Taiwanese Foreign Minister Joseph Wu says Taiwan is ‘not for sale’ after Musk discusses Beijing’s stance on the island.
Taiwan has clapped back at Elon Musk after the billionaire businessman waded into the delicate issue of the island’s relations with China.
Taiwanese Foreign Minister Joseph Wu said that Taiwan was “not for sale” after Musk referred to Beijing’s official position that the self-ruled island is part of its territory.
“Listen up, Taiwan is not part of the PRC & certainly not for sale!” Wu said on X, the social media site formerly known as Twitter, using the acronym for the People’s Republic of China.
Wu also said Musk should ask the Chinese Communist Party to allow X in China, where it is currently banned.

“Perhaps he thinks banning it is a good policy, like turning off @Starlink to thwart Ukraine’s counterstrike against Russia,” Wu said, referring to Musk’s decision to deny Ukraine’s request to activate his Starlink satellite network to aid an attack on Russia’s fleet in the port city of Sevastopol.

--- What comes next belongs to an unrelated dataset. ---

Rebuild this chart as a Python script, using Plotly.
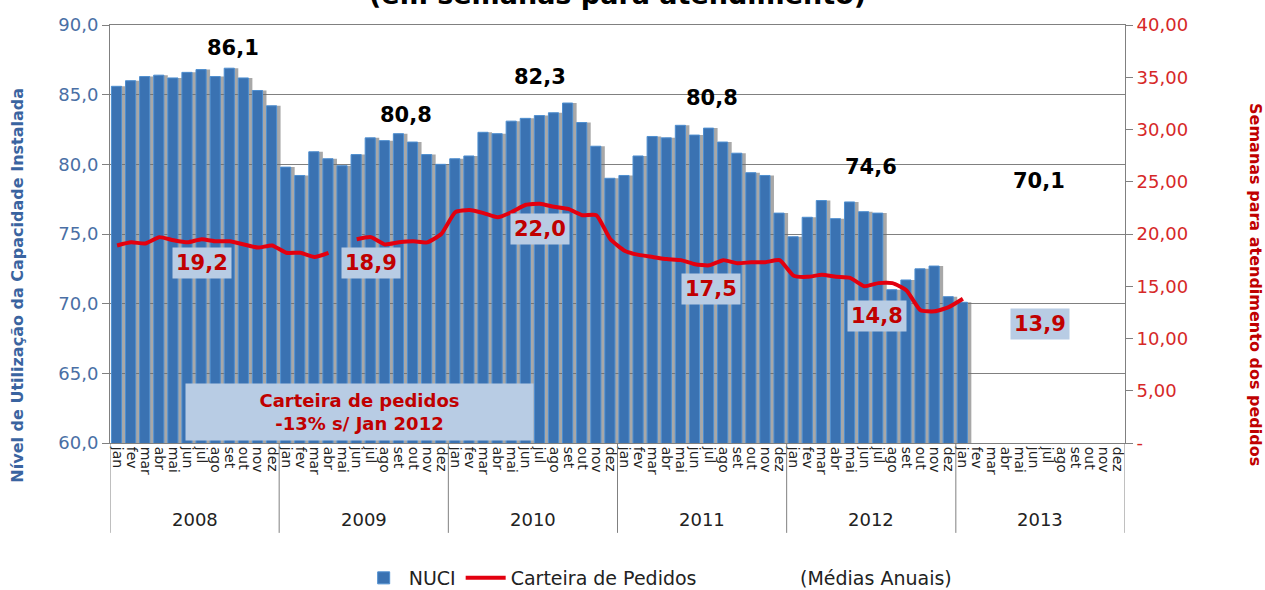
import plotly.graph_objects as go

months = ["jan", "fev", "mar", "abr", "mai", "jun", "jul", "ago", "set", "out", "nov", "dez"]
years = ["2008", "2009", "2010", "2011", "2012", "2013"]

nuci_2008 = [85.6, 86.0, 86.3, 86.4, 86.2, 86.6, 86.8, 86.3, 86.9, 86.2, 85.3, 84.2]
nuci_2009 = [79.8, 79.2, 80.9, 80.4, 79.9, 80.7, 81.9, 81.7, 82.2, 81.6, 80.7, 80.0]
nuci_2010 = [80.4, 80.6, 82.3, 82.2, 83.1, 83.3, 83.5, 83.7, 84.4, 83.0, 81.3, 79.0]
nuci_2011 = [79.2, 80.6, 82.0, 81.9, 82.8, 82.1, 82.6, 81.6, 80.8, 79.4, 79.2, 76.5]
nuci_2012 = [74.8, 76.2, 77.4, 76.1, 77.3, 76.6, 76.5, 71.0, 71.7, 72.5, 72.7, 70.5]
nuci_2013 = [70.1]

cart_2008 = [18.9, 19.2, 19.1, 19.7, 19.4, 19.2, 19.5, 19.3, 19.3, 19.0, 18.7, 18.9]
cart_2009 = [18.2, 18.2, 17.8, 18.2, None, 19.5, 19.7, 19.0, 19.2, 19.3, 19.2, 20.0]
cart_2010 = [22.1, 22.3, 22.0, 21.6, 22.1, 22.8, 22.9, 22.6, 22.4, 21.8, 21.8, 19.5]
cart_2011 = [18.4, 18.0, 17.8, 17.6, 17.5, 17.1, 17.0, 17.5, 17.2, 17.3, 17.3, 17.5]
cart_2012 = [16.0, 15.9, 16.1, 15.9, 15.8, 15.0, 15.3, 15.3, 14.6, 12.7, 12.6, 13.0]
cart_2013 = [13.8]

nuci_avg_labels = ["86,1", "80,8", "82,3", "80,8", "74,6", "70,1"]
cart_avg_labels = ["19,2", "18,9", "22,0", "17,5", "14,8", "13,9"]
cart_avg_values = [19.2, 18.9, 22.0, 17.5, 14.8, 13.9]

# label placement (layout, not data)
nuci_lbl_x = [8.2, 20.5, 30.0, 42.2, 53.5, 65.4]
nuci_lbl_y = [88.35, 83.55, 86.25, 84.75, 79.8, 78.8]
cart_lbl_x = [6.0, 18.0, 30.0, 42.1, 53.9, 65.5]
cart_lbl_dy = [-2.0, -1.7, -1.5, -2.8, -2.65, -2.5]

nuci = nuci_2008 + nuci_2009 + nuci_2010 + nuci_2011 + nuci_2012 + nuci_2013
cart = cart_2008 + cart_2009 + cart_2010 + cart_2011 + cart_2012 + cart_2013
n_months = 12 * len(years)
idx = list(range(n_months))
ticktext = months * len(years)

FONT = "DejaVu Sans"
BAR = "#3A72B2"
RED = "#E3000F"
DARKRED = "#C00000"
BOXBG = "#B8CCE4"
GRAY = "#808080"

fig = go.Figure()
# shadow
fig.add_trace(go.Bar(x=idx[:len(nuci)], y=nuci, width=0.72, offset=-0.12,
                     marker=dict(color="rgba(110,110,110,0.6)", line=dict(width=0)),
                     showlegend=False, hoverinfo="skip"))
fig.add_trace(go.Bar(x=idx[:len(nuci)], y=nuci, width=0.72, offset=-0.4, name="NUCI",
                     marker=dict(color=BAR, line=dict(color="#4F8FD0", width=1))))
fig.add_trace(go.Scatter(x=idx[:len(cart)], y=cart, yaxis="y2", mode="lines",
                         name="Carteira de Pedidos", connectgaps=False,
                         line=dict(color=RED, width=4, shape="spline", smoothing=0.5)))

annotations = []
for k, t in enumerate(nuci_avg_labels):
    annotations.append(dict(x=nuci_lbl_x[k], y=nuci_lbl_y[k], xref="x", yref="y", text="<b>%s</b>" % t,
                            showarrow=False, yanchor="middle",
                            font=dict(family=FONT, size=21, color="black")))
for k, t in enumerate(cart_avg_labels):
    annotations.append(dict(x=cart_lbl_x[k], y=cart_avg_values[k] + cart_lbl_dy[k], xref="x", yref="y2",
                            text="<b>%s</b>" % t, showarrow=False, bgcolor=BOXBG, borderpad=3,
                            yanchor="middle", font=dict(family=FONT, size=21, color=DARKRED)))
for k, yr in enumerate(years):
    annotations.append(dict(x=12 * k + 5.5, y=-0.184, xref="x", yref="paper", text=yr, showarrow=False,
                            xanchor="center", yanchor="middle",
                            font=dict(family=FONT, size=18, color="#222222")))
annotations += [
    dict(x=17.2, y=62.2, xref="x", yref="y", text="<b>Carteira de pedidos<br>-13% s/ Jan 2012</b>",
         showarrow=False, bgcolor=BOXBG, width=345, height=54, yanchor="middle",
         font=dict(family=FONT, size=18, color=DARKRED)),
    dict(x=-0.091, y=0.378, xref="paper", yref="paper", textangle=-90, showarrow=False,
         xanchor="center", yanchor="middle",
         text="<b>Nível de Utilização da Capacidade Instalada</b>",
         font=dict(family=FONT, size=16, color="#3A64A0")),
    dict(x=1.128, y=0.378, xref="paper", yref="paper", textangle=90, showarrow=False,
         xanchor="center", yanchor="middle",
         text="<b>Semanas para atendimento dos pedidos</b>",
         font=dict(family=FONT, size=16, color=DARKRED)),
    dict(x=0.5, y=1.032, xref="paper", yref="paper", xanchor="center", yanchor="bottom", showarrow=False,
         text="<b>(em semanas para atendimento)</b>",
         font=dict(family=FONT, size=27, color="black")),
    dict(x=0.755, y=-0.323, xref="paper", yref="paper", xanchor="center", yanchor="middle", showarrow=False,
         text="(Médias Anuais)", font=dict(family=FONT, size=19, color="#222222")),
]

shapes = []
for k in range(len(years) + 1):
    shapes.append(dict(type="line", xref="x", yref="paper", x0=12 * k - 0.5, x1=12 * k - 0.5,
                       y0=0, y1=-0.215, line=dict(color=GRAY, width=1)))

fig.update_layout(
    width=1265, height=590,
    margin=dict(l=110, r=140, t=25, b=147, autoexpand=False),
    paper_bgcolor="white", plot_bgcolor="white",
    barmode="overlay",
    font=dict(family=FONT),
    xaxis=dict(range=[-0.5, n_months - 0.5], tickmode="array", tickvals=idx, ticktext=ticktext,
               tickangle=90, tickfont=dict(family=FONT, size=14, color="#222222"), automargin=False,
               showgrid=False, showline=True, linecolor=GRAY, mirror=True, ticks="", zeroline=False),
    yaxis=dict(range=[60, 90], tickmode="array", tickvals=[60, 65, 70, 75, 80, 85, 90],
               ticktext=["60,0", "65,0", "70,0", "75,0", "80,0", "85,0", "90,0"],
               tickfont=dict(family=FONT, size=18, color="#4A6FA5"), automargin=False,
               showgrid=True, gridcolor=GRAY, gridwidth=1, showline=True, linecolor=GRAY,
               ticks="outside", ticklen=7, tickcolor=GRAY, zeroline=False),
    yaxis2=dict(range=[0, 40], overlaying="y", side="right", tickmode="array",
                tickvals=[0, 5, 10, 15, 20, 25, 30, 35, 40],
                ticktext=["-", "5,00", "10,00", "15,00", "20,00", "25,00", "30,00", "35,00", "40,00"],
                tickfont=dict(family=FONT, size=18, color="#D62828"), automargin=False,
                showgrid=False, showline=True, linecolor=GRAY, ticks="outside", ticklen=7,
                tickcolor=GRAY, zeroline=False),
    legend=dict(orientation="h", x=0.245, xanchor="left", y=-0.323, yanchor="middle",
                font=dict(family=FONT, size=19, color="#222222"), bgcolor="rgba(0,0,0,0)",
                itemwidth=40, traceorder="normal"),
    annotations=annotations,
    shapes=shapes,
)

fig.write_html("out.html", config={"displayModeBar": False},
               post_script="document.body.style.margin='0';")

Speaking at a business summit in Los Angeles, Musk said Beijing’s policy was to “reunite” Taiwan with mainland China.
“From their standpoint, maybe it is analogous to Hawaii or something like that, like an integral part of China that is arbitrarily not part of China mostly because … the US Pacific Fleet has stopped any sort of reunification effort by force,” Musk said in remarks at the All-In Summit that were uploaded on YouTube.
Taiwan rejects Beijing’s claims over the island, which stem from the outcome of the Chinese civil war, and opinion polls indicate most Taiwanese do not wish to join with the Chinese mainland.